September 07, 2007

Urban Palimpsest

palimpsest
"parchment from which earlier writing has been removed to clear it for new writing," 1661, from L. palimpsestus, from Gk. palimpsestos "scraped again," from palin "again" (see palindrome) + verbal adj. of psen "to rub smooth" (of unknown origin).

--Online Etymology Dictionary

Summer gals.
This blurry phone picture shows the mural on the back garden wall of the chi-chi restaurant Barolo in SoHo, which is directly across the street from my apartment building. The picture was snapped last summer, soon after the mural was completed. I greatly enjoy the mural's stylized 1940s aesthetic, the devil-may-care attitude of the winking, posing bathing beauties. What's not to love about happy women in brown bathing suits wearing chunky high heels on a wall on an urban street in downtown New York? Part of the appeal for me is certainly the surprise of the vision, the out-of-place context of this city swimsuit competition, and the sheer cheek of putting it up in the first place. Plus the women are floating a few inches above the sidewalk.

Winter decrepitude.
Last winter, when Barolo's swank garden was closed for the season, garbage accumulated in front of the mural, and graffiti vandals defaced it, scrawling tags, skulls, and skanky words across it. My favorite graffito was the phrase, "It's a lush life, bitch!" written off to the side of the ladies (not shown in these pictures). I figured that when summer returned, the owners of Barolo would wash the entire wall yellow again and keep it blank, or have a new mural commissioned, since the cheery women seemed beyond repair.
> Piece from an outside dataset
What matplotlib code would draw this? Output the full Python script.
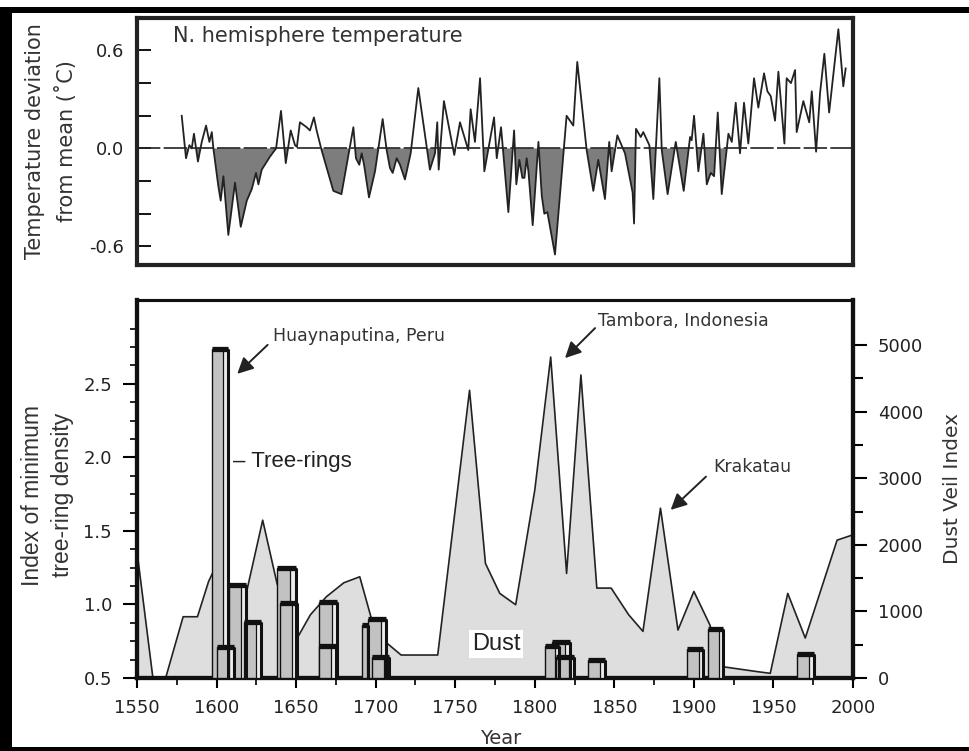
import matplotlib
matplotlib.use("Agg")
import matplotlib.pyplot as plt
from matplotlib.patches import Rectangle
from matplotlib.ticker import MultipleLocator, FixedLocator, FormatStrFormatter
import numpy as np

# ---------------- data ----------------
temp_years = [1578.1, 1580.8, 1582.9, 1584.4, 1585.8, 1588.3, 1590.7, 1593.4, 1595.5, 1597.0,
              1598.0, 1601.1, 1602.6, 1604.3, 1607.4, 1611.6, 1615.2, 1619.0, 1622.1, 1624.8,
              1626.3, 1628.4, 1633.6, 1637.4, 1640.5, 1643.5, 1646.6, 1649.3, 1650.5, 1652.4,
              1656.6, 1658.7, 1661.2, 1662.9, 1666.0, 1673.4, 1678.5, 1686.0, 1687.6, 1689.7,
              1691.2, 1692.7, 1695.8, 1699.6, 1704.4, 1706.9, 1709.0, 1710.7, 1713.2, 1715.3,
              1718.4, 1722.0, 1726.8, 1734.1, 1737.3, 1738.7, 1739.6, 1742.9, 1749.4, 1753.0,
              1758.2, 1759.7, 1762.4, 1765.6, 1768.3, 1774.4, 1776.1, 1778.8, 1783.4, 1787.0,
              1788.4, 1790.3, 1792.2, 1793.5, 1794.9, 1796.0, 1798.7, 1802.3, 1804.4, 1806.0,
              1807.9, 1812.7, 1820.0, 1824.2, 1826.7, 1832.6, 1836.8, 1839.9, 1844.1, 1846.8,
              1848.3, 1851.9, 1856.7, 1861.5, 1862.4, 1863.6, 1866.6, 1868.2, 1872.0, 1874.5,
              1878.3, 1879.8, 1883.5, 1888.6, 1893.6, 1897.6, 1898.6, 1900.1, 1902.8, 1906.0,
              1908.1, 1910.6, 1912.7, 1915.0, 1917.5, 1921.7, 1923.8, 1926.3, 1929.0, 1931.5,
              1934.2, 1937.8, 1940.5, 1944.1, 1946.2, 1948.3, 1951.0, 1953.1, 1956.9, 1958.3,
              1961.0, 1963.6, 1964.6, 1968.8, 1972.5, 1974.1, 1976.8, 1979.3, 1982.0, 1985.0,
              1990.8, 1993.9, 1995.4]
temp_dev = [0.20, -0.06, 0.02, 0.00, 0.09, -0.08, 0.04, 0.14, 0.04, 0.10,
            0.00, -0.23, -0.32, -0.17, -0.53, -0.21, -0.48, -0.32, -0.25, -0.15,
            -0.22, -0.13, -0.05, 0.00, 0.23, -0.09, 0.11, 0.02, 0.01, 0.16,
            0.13, 0.11, 0.19, 0.11, -0.01, -0.26, -0.28, 0.13, -0.06, -0.10,
            -0.03, -0.10, -0.30, -0.14, 0.18, -0.01, -0.12, -0.15, -0.06, -0.10,
            -0.19, -0.03, 0.37, -0.13, -0.03, 0.16, -0.13, 0.29, -0.04, 0.16,
            -0.01, 0.24, 0.04, 0.43, -0.14, 0.19, -0.06, 0.13, -0.39, 0.11,
            -0.22, -0.07, -0.18, -0.18, -0.06, -0.14, -0.47, 0.04, -0.29, -0.40,
            -0.39, -0.65, 0.20, 0.14, 0.53, -0.01, -0.26, -0.07, -0.31, 0.04,
            -0.14, 0.08, -0.03, -0.27, -0.46, 0.12, 0.07, 0.10, 0.02, -0.31,
            0.43, -0.01, -0.28, 0.04, -0.26, 0.07, 0.05, 0.20, -0.14, 0.09,
            -0.22, -0.15, -0.17, 0.22, -0.28, 0.09, 0.04, 0.28, -0.03, 0.28,
            0.03, 0.43, 0.25, 0.46, 0.35, 0.32, 0.17, 0.47, 0.03, 0.43,
            0.40, 0.48, 0.10, 0.29, 0.16, 0.35, -0.02, 0.34, 0.58, 0.22,
            0.73, 0.38, 0.49]

dust_years = [1550, 1560, 1568, 1579, 1588, 1595, 1601, 1616, 1629, 1638, 1650, 1659, 1669,
              1680, 1690, 1697, 1707, 1716, 1739, 1759, 1769, 1778, 1788, 1800, 1810, 1820,
              1829, 1839, 1848, 1859, 1868, 1879, 1890, 1900, 1910, 1918, 1940, 1948, 1959,
              1970, 1990, 2000]
dust_veil = [1900, 0, 0, 920, 920, 1450, 1750, 990, 2370, 1420, 570, 950, 1220,
             1430, 1520, 920, 525, 345, 345, 4320, 1720, 1270, 1100, 2820, 4820, 1570,
             4550, 1350, 1350, 950, 700, 2550, 720, 1300, 800, 170, 95, 70, 1270,
             600, 2070, 2150]

tree_ring_years = [1602, 1605.7, 1613.2, 1622.6, 1643.8, 1645.3, 1669.9, 1669.7, 1693.5,
                   1700.9, 1703.2, 1811, 1816.7, 1818.8, 1838.9, 1900.9, 1913.6, 1970.3]
tree_ring_index = [2.74, 0.71, 1.13, 0.88, 1.25, 1.01, 1.02, 0.72, 0.86,
                   0.90, 0.64, 0.72, 0.745, 0.645, 0.62, 0.70, 0.83, 0.66]
tree_ring_width = [10, 10.5, 10.3, 10.2, 12, 10.5, 11.2, 10.5, 3.8,
                   11, 10.4, 9, 11.4, 11.5, 10.5, 10, 10, 10.6]

temp_ticks = [-0.6, -0.4, -0.2, 0.0, 0.2, 0.4, 0.6]
temp_tick_labels = ["-0.6", "", "", "0.0", "", "", "0.6"]
index_ticks = [0.5, 1.0, 1.5, 2.0, 2.5]
index_minor_ticks = list(np.arange(0.5, 2.9, 0.125))
dust_ticks = [0, 1000, 2000, 3000, 4000, 5000]
dust_minor_ticks = [500, 1500, 2500, 3500, 4500]

# ---------------- figure ----------------
W, H = 969, 751
fig = plt.figure(figsize=(W / 100, H / 100), dpi=100)
fig.patch.set_facecolor("white")

def fx(px):
    return px / W

def fy(py):
    return 1 - py / H

FONT_G = "DejaVu Sans"
FONT_A = "Liberation Sans"

# outer frame bands
for (x0, y0, x1, y1) in [(0, 7, 12, 751), (0, 7, 969, 13), (0, 747, 969, 751)]:
    fig.add_artist(Rectangle((fx(x0), fy(y1)), fx(x1) - fx(x0), fy(y0) - fy(y1),
                             transform=fig.transFigure, facecolor="black",
                             edgecolor="none", zorder=10))

# ---------------- top panel ----------------
axT = fig.add_axes([fx(137), fy(265), fx(853) - fx(137), fy(18.3) - fy(265)])
ty = np.array(temp_years)
tv = np.array(temp_dev)
axT.fill_between(ty, tv, 0, where=tv < 0, interpolate=True, color="#7d7d7d", lw=0)
axT.plot(ty, tv, color="#222222", lw=1.3)
axT.axhline(0, color="#222222", lw=1.2, ls=(0, (14, 2)))
axT.set_xlim(1550, 2000)
axT.set_ylim(-0.714, 0.797)
axT.set_xticks([])
axT.set_yticks(temp_ticks)
axT.set_yticklabels(temp_tick_labels, fontsize=13, family=FONT_G, color="#222222")
axT.tick_params(axis="y", direction="in", length=10, width=1.3, pad=9)
for s in axT.spines.values():
    s.set_linewidth(3)
    s.set_color("#222222")
axT.text(0.05, 0.93, "N. hemisphere temperature", transform=axT.transAxes,
         fontsize=15, family=FONT_G, color="#333333", ha="left", va="center")

fig.text(fx(35), fy(141.5), "Temperature deviation", rotation=90, ha="center", va="center",
         fontsize=15, family=FONT_G, color="#333333")
fig.text(fx(66.5), fy(141.5), "from mean (\u02daC)", rotation=90, ha="center", va="center",
         fontsize=15, family=FONT_G, color="#333333")

# ---------------- bottom panel ----------------
axB = fig.add_axes([fx(137), fy(678), fx(853) - fx(137), fy(300) - fy(678)])
axR = axB.twinx()
axB.set_zorder(axR.get_zorder() + 1)
axB.patch.set_visible(False)

axR.fill_between(dust_years, dust_veil, 0, color="#dedede", lw=0)
axR.plot(dust_years, dust_veil, color="#222222", lw=1.2)
axR.set_ylim(0, 5676)
axR.yaxis.set_major_locator(FixedLocator(dust_ticks))
axR.yaxis.set_minor_locator(FixedLocator(dust_minor_ticks))
axR.tick_params(axis="y", which="major", direction="out", length=10, width=1.5, pad=8,
                labelsize=13)
axR.tick_params(axis="y", which="minor", direction="out", length=7, width=1.5)

# tree-ring bars (drawn tallest first so shorter ones sit in front)
order = np.argsort(tree_ring_index)[::-1]
for i in order:
    xc, val, w = tree_ring_years[i], tree_ring_index[i], tree_ring_width[i]
    left = xc - w / 2
    h = val - 0.5
    axB.bar(left, h, width=w, bottom=0.5, align="edge", color="#c2c2c2",
            edgecolor="#111111", lw=1.0, zorder=3)
    axB.bar(left + 0.72 * w, h, width=0.28 * w, bottom=0.5, align="edge",
            color="#ececec", edgecolor="#111111", lw=0.9, zorder=3)
    axB.plot([left, left + w], [val, val], color="#111111", lw=3.8,
             solid_capstyle="butt", zorder=4)
    axB.plot([left + w, left + w], [0.5, val], color="#111111", lw=2.2,
             solid_capstyle="butt", zorder=4)

axB.set_xlim(1550, 2000)
axB.set_ylim(0.5, 3.07)
axB.yaxis.set_major_locator(FixedLocator(index_ticks))
axB.yaxis.set_minor_locator(FixedLocator(index_minor_ticks))
axB.xaxis.set_major_locator(MultipleLocator(50))
axB.xaxis.set_minor_locator(MultipleLocator(25))
axB.yaxis.set_major_formatter(FormatStrFormatter("%.1f"))
axB.tick_params(axis="y", which="major", direction="out", length=10, width=1.5, pad=8,
                labelsize=13)
axB.tick_params(axis="y", which="minor", direction="out", length=5, width=1.2)
axB.tick_params(axis="x", which="major", direction="out", length=7, width=1.5, pad=8,
                labelsize=13)
axB.tick_params(axis="x", which="minor", direction="out", length=5, width=1.2)

for a in (axB, axR):
    for name, s in a.spines.items():
        s.set_color("#111111")
        s.set_linewidth(2.2 if name == "top" else 3)

for lab in axB.get_xticklabels() + axB.get_yticklabels() + axR.get_yticklabels():
    lab.set_family(FONT_G)
    lab.set_color("#222222")

# annotations
arrow_kw = dict(arrowstyle="-|>,head_length=0.6,head_width=0.3", color="#222222", lw=1.4,
                mutation_scale=16, shrinkA=0, shrinkB=0)
axB.annotate("", xy=(1613.0, 2.568), xytext=(1632.1, 2.765), arrowprops=arrow_kw)
axB.text(1635.7, 2.822, "Huaynaputina, Peru", fontsize=12.5, family=FONT_G,
         color="#333333", ha="left", va="center")
axB.annotate("", xy=(1819.0, 2.675), xytext=(1837.9, 2.879), arrowprops=arrow_kw)
axB.text(1839.9, 2.924, "Tambora, Indonesia", fontsize=12.5, family=FONT_G,
         color="#333333", ha="left", va="center")
axB.annotate("", xy=(1885.4, 1.643), xytext=(1907.6, 1.869), arrowprops=arrow_kw)
axB.text(1912.2, 1.937, "Krakatau", fontsize=12.5, family=FONT_G,
         color="#333333", ha="left", va="center")
axB.text(1610.3, 1.971, "\u2013 Tree-rings", fontsize=16, family=FONT_A,
         color="#222222", ha="left", va="center")
axB.text(1775.6, 0.731, "Dust", fontsize=17, family=FONT_A, color="#222222",
         ha="center", va="center", zorder=6,
         bbox=dict(facecolor="white", edgecolor="none", pad=2))

fig.text(fx(33), fy(495), "Index of minimum", rotation=90, ha="center", va="center",
         fontsize=16.5, family=FONT_A, color="#333333")
fig.text(fx(63), fy(495), "tree-ring density", rotation=90, ha="center", va="center",
         fontsize=16.5, family=FONT_A, color="#333333")
fig.text(fx(953), fy(489), "Dust Veil Index", rotation=90, ha="center", va="center",
         fontsize=14.5, family=FONT_G, color="#333333")
fig.text(fx(501), fy(738), "Year", ha="center", va="center",
         fontsize=14, family=FONT_G, color="#333333")

fig.savefig("out.png", dpi=100, facecolor="white")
To my delight, this summer, Barolo did indeed repaint the wall yellow, covering the graffiti, but they let the women remain where they were, and just painted around their outlines, leaving in place whatever scrawl actually traversed the ladies.

A second summer skin.
The result was a strangely intriguing palimpsest, a record of the artwork and its off-season environmental interaction with the neighborhood, only scored against the women's skin like wrinkles, cellulite, or tattoos.

It strikes me as a neatly accurate representation of the aging process, the way our world covers us with indelible impressions of experience.

The winter here can be rough, man. Come summer, we can shore up our outlines, but the weathering events of rude improvidence cannot be fully erased.

I particularly like that the word BOOBS on the leftmost lady was not entirely obscured in her armpit.

2 comments:

Daniel, the Guy in the Desert said...

Like rowdy tattoos on a bathing beauty the graffiti surprises, but after a moment of contemplation, it humanizes what had been mere pleasant caricatures.

Matty said...

I want that Varga girls bracelet I stole from that Venezuelan rent boy back. These womyn are in frames.